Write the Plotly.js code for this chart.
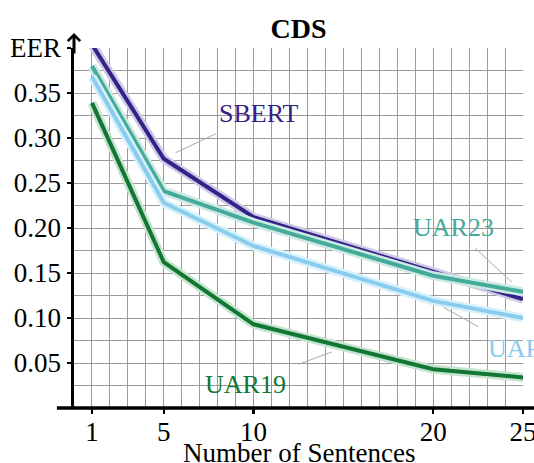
<!DOCTYPE html>
<html>
<head>
<meta charset="utf-8">
<script src="https://cdn.plot.ly/plotly-3.0.1.min.js"></script>
<style>html,body{margin:0;padding:0;background:#fff;}#chart{width:534px;height:463px;}</style>
</head>
<body>
<div id="chart"></div>
<script>
// ---- data ----
const sentences = [1, 5, 10, 20, 25];
const sbert = [0.404, 0.277, 0.212, 0.152, 0.121];
const uar23 = [0.380, 0.241, 0.206, 0.147, 0.129];
const uar   = [0.368, 0.228, 0.180, 0.119, 0.100];
const uar19 = [0.339, 0.162, 0.093, 0.043, 0.034];
const seriesNames = ['SBERT', 'UAR23', 'UAR', 'UAR19'];
const xTickVals = [1, 5, 10, 20, 25];
const yTickVals = [0.05, 0.10, 0.15, 0.20, 0.25, 0.30, 0.35, 0.40];
const yTickText = ['0.05', '0.10', '0.15', '0.20', '0.25', '0.30', '0.35', 'EER'];

// ---- styling ----
const FONT = 'Liberation Serif';
const colors = {SBERT: '#332288', UAR23: '#44AA99', UAR: '#88CCEE', UAR19: '#117733'};
const halos  = {SBERT: '#cdc8e4', UAR23: '#cce9e3', UAR: '#d8f0fa', UAR19: '#c6e3cf'};
const values = {SBERT: sbert, UAR23: uar23, UAR: uar, UAR19: uar19};

const traces = [];
seriesNames.forEach(n => {
  traces.push({x: sentences, y: values[n], mode: 'lines', line: {color: halos[n], width: 9}, hoverinfo: 'skip', showlegend: false});
  traces.push({x: sentences, y: values[n], mode: 'lines', line: {color: colors[n], width: 4}, name: n, showlegend: false});
});

// label placement (annotation text + leader line), in data units
const labelPos = {
  SBERT: {x: 10.26, y: 0.3276, lx: [5.66, 7.9], ly: [0.2837, 0.3047]},
  UAR23: {x: 21.12, y: 0.2009, lx: [22.34, 24.38], ly: [0.1777, 0.1397]},
  UAR:   {x: 24.62, y: 0.0664, lx: [20.58, 22.52], ly: [0.1118, 0.0902]},
  UAR19: {x: 9.53,  y: 0.0257, lx: [12.5, 14.36], ly: [0.0485, 0.0623]}
};

const annotations = seriesNames.map(n => ({
  x: labelPos[n].x, y: labelPos[n].y, xref: 'x', yref: 'y', text: n, showarrow: false,
  font: {family: FONT, size: 26, color: colors[n]}, xanchor: 'center', yanchor: 'middle'
}));
// axis arrow at top of y axis
annotations.push({x: 0, y: 1.0417, xref: 'paper', yref: 'paper', ax: 0, ay: 22, axref: 'pixel', ayref: 'pixel',
  showarrow: true, arrowhead: 4, arrowsize: 0.8, arrowwidth: 3, arrowcolor: '#000', text: ''});
// x axis title
annotations.push({x: 0.5, y: -0.125, xref: 'paper', yref: 'paper', text: 'Number of Sentences', showarrow: false,
  font: {family: FONT, size: 27, color: '#000'}, xanchor: 'center', yanchor: 'middle'});

const shapes = seriesNames.map(n => ({
  type: 'line', xref: 'x', yref: 'y', x0: labelPos[n].lx[0], x1: labelPos[n].lx[1], y0: labelPos[n].ly[0], y1: labelPos[n].ly[1],
  line: {color: '#a8a8a8', width: 1}
}));
// x axis baseline extended past the y axis
shapes.push({type: 'line', xref: 'paper', yref: 'paper', x0: -0.038, x1: 1.05, y0: 0, y1: 0, line: {color: '#000', width: 3.5}});

const gridColor = '#9a9a9a';
const layout = {
  width: 534, height: 463,
  margin: {l: 74, r: 11, t: 48, b: 55},
  paper_bgcolor: '#fff', plot_bgcolor: '#fff',
  font: {family: FONT, color: '#000'},
  title: {text: '<b>CDS</b>', font: {family: FONT, size: 28, color: '#000', weight: 'bold'}, x: 0.5, xref: 'paper', xanchor: 'center', y: 0.94, yanchor: 'middle'},
  xaxis: {
    range: [0, 25], tickmode: 'array', tickvals: xTickVals, ticktext: xTickVals.map(String),
    showgrid: true, gridcolor: gridColor, gridwidth: 1, zeroline: false, showline: false,
    ticks: 'outside', ticklen: 5, tickwidth: 2.5, tickcolor: '#000',
    tickfont: {family: FONT, size: 27, color: '#000'},
    ticklabeloverflow: 'allow', ticklabelstandoff: -5,
    minor: {tickmode: 'linear', tick0: 0, dtick: 1, showgrid: true, gridcolor: gridColor, gridwidth: 1, ticks: ''},
    fixedrange: true
  },
  yaxis: {
    range: [0, 0.4], tickmode: 'array', tickvals: yTickVals, ticktext: yTickText,
    showgrid: true, gridcolor: gridColor, gridwidth: 1, zeroline: false,
    showline: true, linecolor: '#000', linewidth: 3.5,
    ticks: 'outside', ticklen: 4, tickwidth: 2.5, tickcolor: '#000',
    tickfont: {family: FONT, size: 27, color: '#000'},
    minor: {tickmode: 'linear', tick0: 0, dtick: 0.025, showgrid: true, gridcolor: gridColor, gridwidth: 1, ticks: ''},
    fixedrange: true
  },
  annotations: annotations,
  shapes: shapes,
  showlegend: false
};

Plotly.newPlot('chart', traces, layout, {displayModeBar: false, staticPlot: true});
</script>
</body>
</html>
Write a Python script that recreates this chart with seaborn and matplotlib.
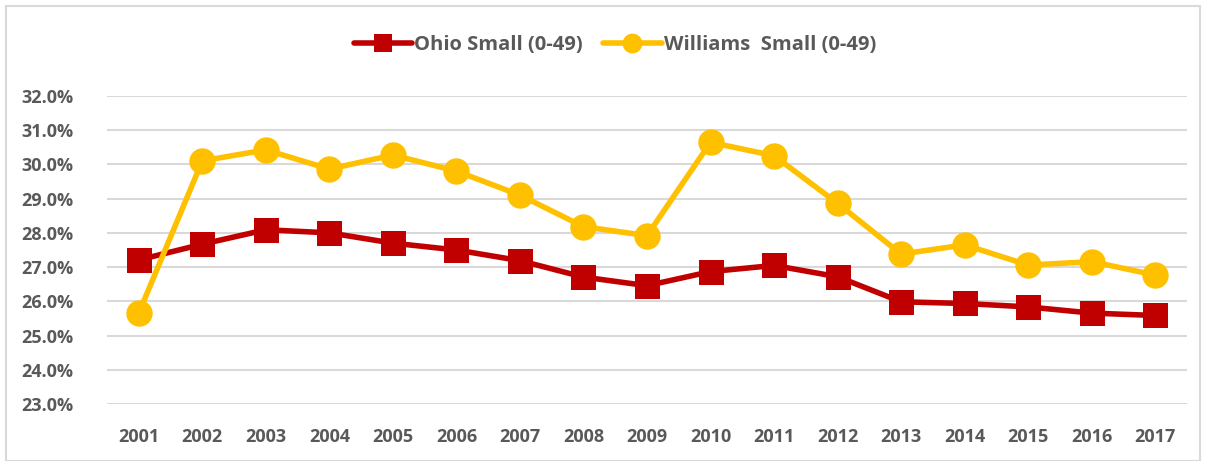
import pandas as pd
import seaborn as sns
import matplotlib.pyplot as plt
from matplotlib.patches import Rectangle
from matplotlib.ticker import FuncFormatter

years = [str(y) for y in range(2001, 2018)]
ohio = [27.21, 27.67, 28.09, 28.00, 27.70, 27.50, 27.19, 26.71, 26.46,
        26.87, 27.05, 26.72, 25.99, 25.94, 25.84, 25.66, 25.59]
williams = [25.66, 30.10, 30.42, 29.86, 30.27, 29.80, 29.10, 28.18, 27.92,
            30.64, 30.25, 28.86, 27.38, 27.65, 27.06, 27.16, 26.77]

df = pd.DataFrame({"Year": years, "Ohio": ohio, "Williams": williams})

sns.set_style("white")
plt.rcParams["font.family"] = ["Open Sans", "DejaVu Sans"]
plt.rcParams["font.weight"] = "bold"

fig = plt.figure(figsize=(12.07, 4.61), dpi=100)
ax = fig.add_axes([107 / 1207, 1 - 404.3 / 461, 1080 / 1207, 308.6 / 461])

# chart border
fig.patches.append(Rectangle((6 / 1207, 0), 1194 / 1207, 455 / 461,
                             transform=fig.transFigure, fill=False,
                             edgecolor="#D9D9D9", linewidth=1.5))

sns.lineplot(data=df, x="Year", y="Ohio", ax=ax, color="#C00000",
             linewidth=4, marker="s", markersize=18, markeredgewidth=0,
             label="Ohio Small (0-49)", zorder=3)
sns.lineplot(data=df, x="Year", y="Williams", ax=ax, color="#FFC000",
             linewidth=4, marker="o", markersize=19, markeredgewidth=0,
             label="Williams  Small (0-49)", zorder=3)

ax.set_xlim(-0.5, len(years) - 0.5)
ax.set_ylim(23, 32)
ax.set_yticks(range(23, 33))
ax.yaxis.set_major_formatter(FuncFormatter(lambda v, p: f"{v:.1f}%"))
ax.grid(axis="y", color="#D9D9D9", linewidth=1.5)
ax.set_axisbelow(True)
for s in ax.spines.values():
    s.set_visible(False)
ax.tick_params(axis="both", length=0, labelsize=13, labelcolor="#595959")
ax.tick_params(axis="y", pad=24)
ax.tick_params(axis="x", pad=17)
for t in ax.get_xticklabels() + ax.get_yticklabels():
    t.set_fontweight("bold")
ax.set_xlabel("")
ax.set_ylabel("")

ax.get_legend().remove()
h, l = ax.get_legend_handles_labels()
leg = fig.legend(h, l, loc="center", bbox_to_anchor=(615 / 1207, 1 - 45 / 461),
                 ncol=2, frameon=False, labelcolor="#595959",
                 handlelength=2.9, handletextpad=0.1, columnspacing=1.0,
                 markerscale=0.75, prop={"weight": "bold", "size": 14.5})

fig.savefig("out.png", dpi=100)
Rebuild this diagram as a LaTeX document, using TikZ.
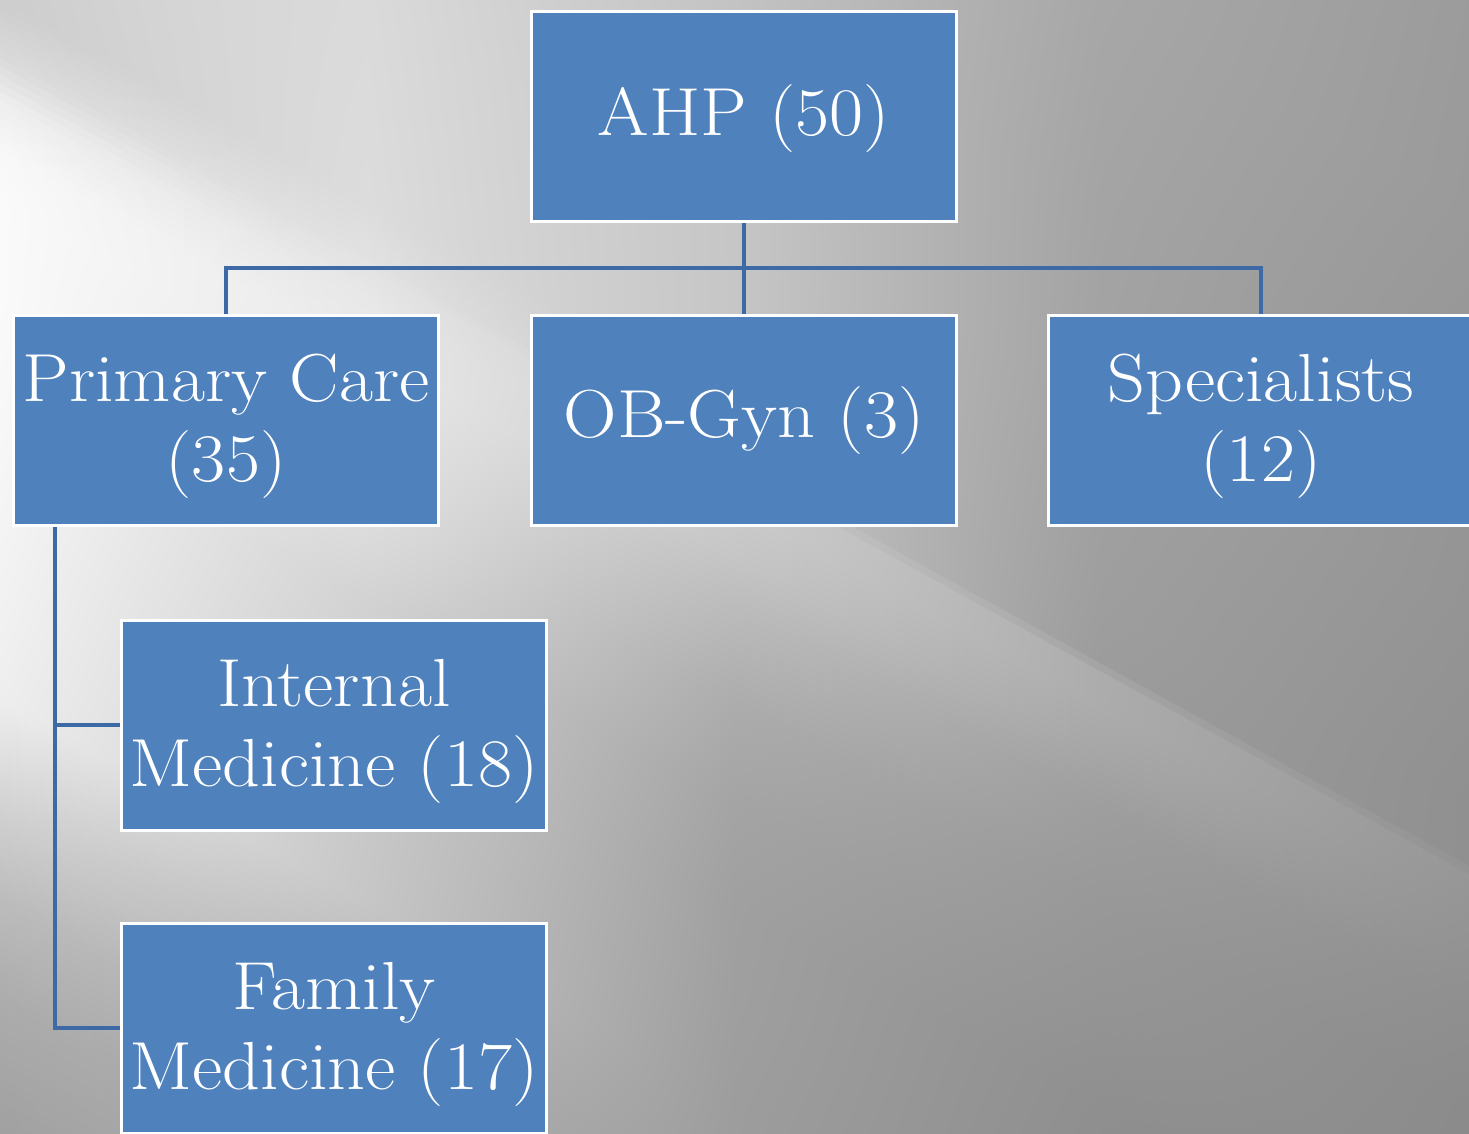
\documentclass[tikz,border=0pt]{standalone}
\usepackage{fontspec}
\usetikzlibrary{calc}

\definecolor{boxblue}{HTML}{4F81BD}
\definecolor{wireblue}{HTML}{3D6AA5}

\pgfdeclarelayer{backdrop}
\pgfdeclarelayer{wires}
\pgfsetlayers{backdrop,wires,main}

\begin{document}
\begin{tikzpicture}[x=1pt,y=-1pt,
  orgbox/.style={draw=white, line width=3pt, fill=boxblue,
    minimum width=425pt, minimum height=210pt, inner sep=0pt},
  orgtext/.style={text=white, font=\fontsize{68}{80}\selectfont,
    align=center, inner sep=0pt, xscale=1.09, transform shape},
  wire/.style={draw=wireblue, line width=3.5pt}]

\useasboundingbox (0,0) rectangle (1469,1133);

% chart boxes
\node[orgbox] (ahp) at (744,116.5) {};
\node[orgbox] (pc)  at (226,420)   {};
\node[orgbox] (ob)  at (744,420)   {};
\node[orgbox] (sp)  at (1261,420)  {};
\node[orgbox] (im)  at (334,725)   {};
\node[orgbox] (fm)  at (334,1028)  {};

% labels
\node[orgtext] (ahp-t) at ([yshift=-2pt]ahp.center) {AHP (50)};
\node[orgtext] (pc-t)  at ([yshift=-6pt]pc.center)  {Primary Care\\(35)};
\node[orgtext] (ob-t)  at ([yshift=-1pt]ob.center)  {OB-Gyn (3)};
\node[orgtext] (sp-t)  at ([yshift=-6pt]sp.center)  {Specialists\\(12)};
\node[orgtext] (im-t)  at ([yshift=-6pt]im.center)  {Internal\\Medicine (18)};
\node[orgtext] (fm-t)  at ([yshift=-6pt]fm.center)  {Family\\Medicine (17)};

% connectors
\coordinate (bus) at (744,268);
\coordinate (trunk) at (55,0);
\begin{pgfonlayer}{wires}
  \draw[wire] (ahp.south) -- (bus);
  \draw[wire] (pc.north) |- (bus) -| (sp.north);
  \draw[wire] (bus) -- (ob.north);
  \draw[wire] (pc.south -| trunk) |- (im.west);
  \draw[wire] (pc.south -| trunk) |- (fm.west);
\end{pgfonlayer}

% grey backdrop with diagonal light streaks, built from thin slanted strips;
% each row gives the strip offset and five grey levels across the width
\begin{pgfonlayer}{backdrop}
\foreach \vc/\vA/\vB/\vC/\vD/\vE
  [remember=\vc as \qc (initially -1000),
   remember=\vA as \qA (initially 212),
   remember=\vB as \qB (initially 212),
   remember=\vC as \qC (initially 195),
   remember=\vD as \qD (initially 172),
   remember=\vE as \qE (initially 156)] in {
  -900/212/212/195/172/156,
  -600/212/215/195/167/154,
  -400/212/216/195/164/150,
  -200/210/218/198/162/148,
  0/205/220/198/158/144,
  58/218/226/200/156/144,
  66/222/228/206/172/151,
  100/238/232/204/172/149,
  150/248/234/198/166/146,
  200/250/232/188/158/143,
  300/250/224/172/152/139,
  400/248/210/164/148/138,
  500/245/205/160/143/136,
  600/242/200/159/141/135,
  700/238/198/157/140/135,
  800/212/182/156/139/135,
  900/188/172/155/139/135,
  1000/172/168/155/139/135,
  1140/160/165/153/139/135}{
  \pgfmathtruncatemacro{\nn}{max(1,round((\vc-\qc)/8))}
  \foreach \kk in {1,...,\nn}{
    \pgfmathsetmacro{\ff}{(\kk-0.5)/\nn}
    \pgfmathsetmacro{\yt}{\qc+(\vc-\qc)*(\kk-1)/\nn}
    \pgfmathsetmacro{\yb}{\qc+(\vc-\qc)*\kk/\nn+1.5}
    \pgfmathsetmacro{\gA}{(\qA+(\vA-\qA)*\ff)/255}
    \pgfmathsetmacro{\gB}{(\qB+(\vB-\qB)*\ff)/255}
    \pgfmathsetmacro{\gC}{(\qC+(\vC-\qC)*\ff)/255}
    \pgfmathsetmacro{\gD}{(\qD+(\vD-\qD)*\ff)/255}
    \pgfmathsetmacro{\gE}{(\qE+(\vE-\qE)*\ff)/255}
    \definecolor{sA}{gray}{\gA}
    \definecolor{sB}{gray}{\gB}
    \definecolor{sC}{gray}{\gC}
    \definecolor{sD}{gray}{\gD}
    \definecolor{sE}{gray}{\gE}
    \shade[left color=sA, right color=sC, middle color=sB]
      (0,\yt) -- (735,\yt+404.25) -- (735,\yb+404.25) -- (0,\yb) -- cycle;
    \shade[left color=sC, right color=sE, middle color=sD]
      (734.5,\yt+404) -- (1469,\yt+808) -- (1469,\yb+808) -- (734.5,\yb+404) -- cycle;
  }
}
\end{pgfonlayer}

\end{tikzpicture}
\end{document}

> **EXERCISE**: Skip all pictures. Retype exactly the span whose first line is the one with "Write a Python" and whose last line is the one with "from matplotlib.ticker import FuncFormatter".

> **EXERCISE OUTPUT**:
Write a Python script that recreates this chart with seaborn and matplotlib.
import pandas as pd
import seaborn as sns
import matplotlib.pyplot as plt
from matplotlib.patches import Rectangle
from matplotlib.ticker import FuncFormatter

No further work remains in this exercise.